Improving the engine starting strategy is of great significance for enhancing its combustion and emission performances. Compared with conventional start-stop systems, the direct-start process has been widely considered an efficient, viable, and low-cost solution for gasoline direct injection (GDI) engines to guarantee frequent startups. This paper proposes a novel direct-start process by introducing multistage and split injection strategies to improve the fuel–air mixture preparation, in which the effects of injection numbers and split injection timings on combustion, motion, and hydrocarbon (HC) emission characteristics are experimentally investigated. Results show that both multistage and split injection strategies achieve better starting performances than the traditional single injection approach, with the significantly advanced start points of heat release and cylinder pressure, increased peak heat release rate (HRR), enhanced accumulative heat release, shortened CA50, and promoted start combustion efficiency.
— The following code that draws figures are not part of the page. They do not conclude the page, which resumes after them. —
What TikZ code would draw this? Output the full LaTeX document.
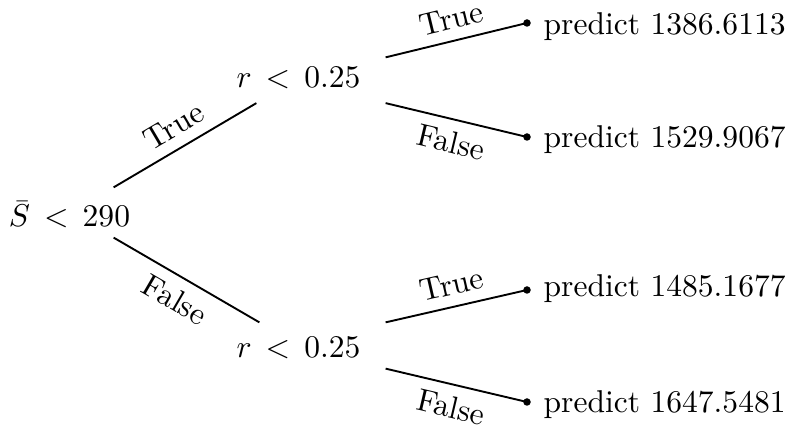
\documentclass[tikz,border=0pt]{standalone}
\begin{document}
\newcommand\pxu{0.317pt}
\tikzset{
  port/.style 2 args={rectangle, inner sep=0pt, minimum width=#1*\pxu, minimum height=#2*\pxu},
  cond/.style={anchor=base, inner sep=0pt},
  result/.style={anchor=base west, inner sep=0pt},
  dot/.style={circle, fill, inner sep=0pt, minimum size=7.5*\pxu},
  branch/.style={line width=0.6pt},
  yes/.style={midway, sloped, above},
  no/.style={midway, sloped, below}
}
\begin{tikzpicture}[x=\pxu, y=-\pxu]
  \useasboundingbox (0,0) rectangle (789,427);

  % split points (invisible boxes whose corners carry the branches)
  \node[port={87}{49}]   (root) at (69.5,212.5) {};
  \node[port={128}{44.5}] (c1)  at (321,80.25) {};
  \node[port={125}{45}]   (c2)  at (322.5,345.5) {};

  % conditions
  \node[cond] (root-text) at (69.5,227) {$\bar{S}\,<\,290$};
  \node[cond] (c1-text)   at (298.5,88) {$r\,<\,0.25$};
  \node[cond] (c2-text)   at (298.5,358) {$r\,<\,0.25$};

  % leaves
  \node[dot] (d1) at (527,23) {};
  \node[dot] (d2) at (527,137) {};
  \node[dot] (d3) at (527,290) {};
  \node[dot] (d4) at (527,402) {};
  \node[result] (l1) at (543,35)  {predict 1386.6113};
  \node[result] (l2) at (543,148) {predict 1529.9067};
  \node[result] (l3) at (543,297) {predict 1485.1677};
  \node[result] (l4) at (543,413) {predict 1647.5481};

  % branches
  \draw[branch] (root.north east) -- node[yes] {True}  (c1.south west);
  \draw[branch] (root.south east) -- node[no]  {False} (c2.north west);
  \draw[branch] (c1.north east) -- node[yes] {True}  (d1.center);
  \draw[branch] (c1.south east) -- node[no]  {False} (d2.center);
  \draw[branch] (c2.north east) -- node[yes] {True}  (d3.center);
  \draw[branch] (c2.south east) -- node[no]  {False} (d4.center);
\end{tikzpicture}
\end{document}
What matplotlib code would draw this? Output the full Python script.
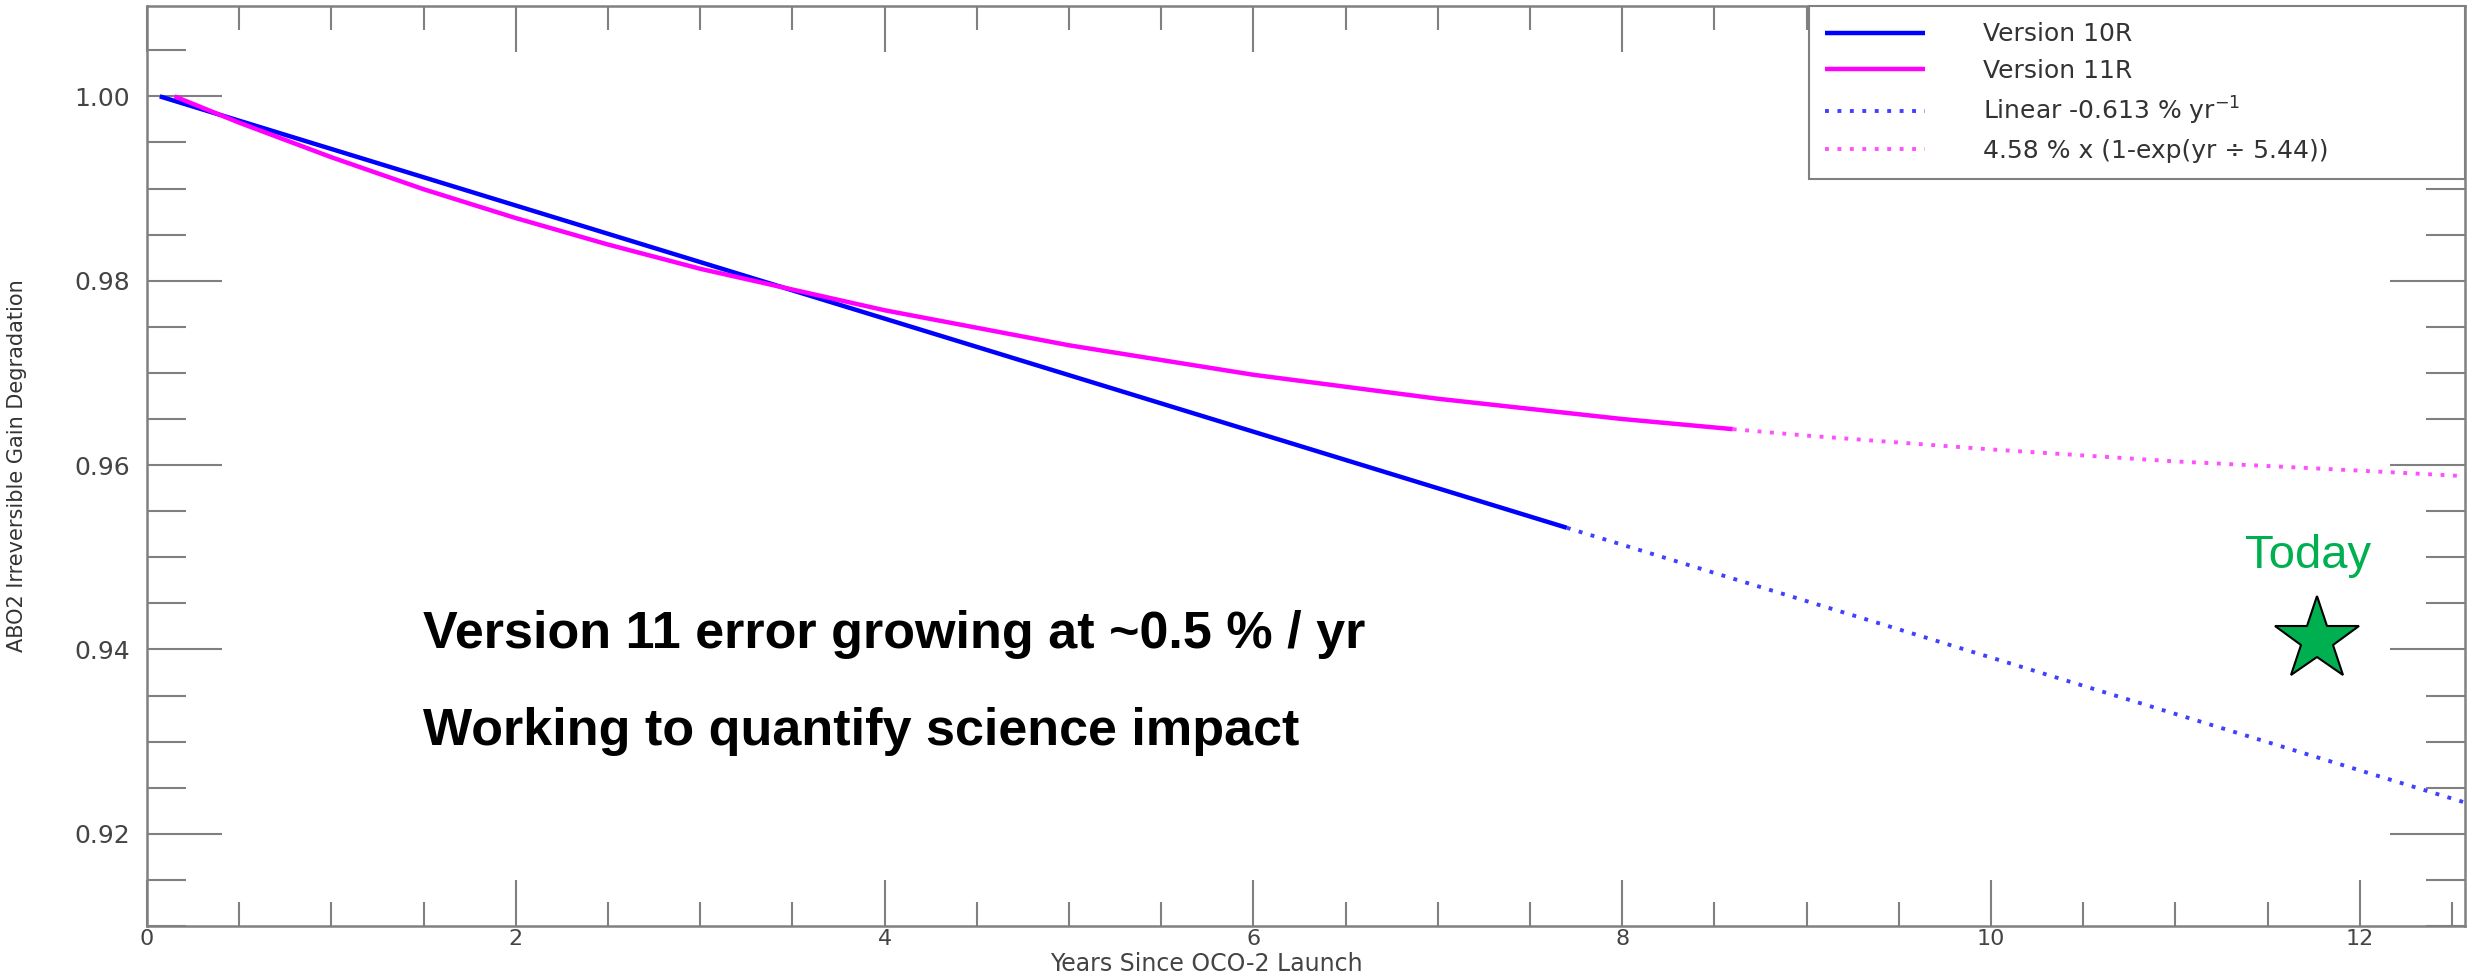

The faster and more complete combustion leads to a lower bottom point of the piston. Meanwhile, the HC emissions decrease, especially under equivalence ratios of 0.6–0.8. Comparing the two strategies, the direct-start process with a three-stage injection possesses an earlier start point of heat release, while that with a split injection timing of 1 ms holds a shorter CA50 (18.91 ms), higher peak HRR (∼200 J/ms), and higher start combustion efficiency (52.16%). Moreover, under the optimal equivalence ratio range of 0.6–0.8, the engine with the split injection timing of 1 ms has better motion and HC emission characteristics.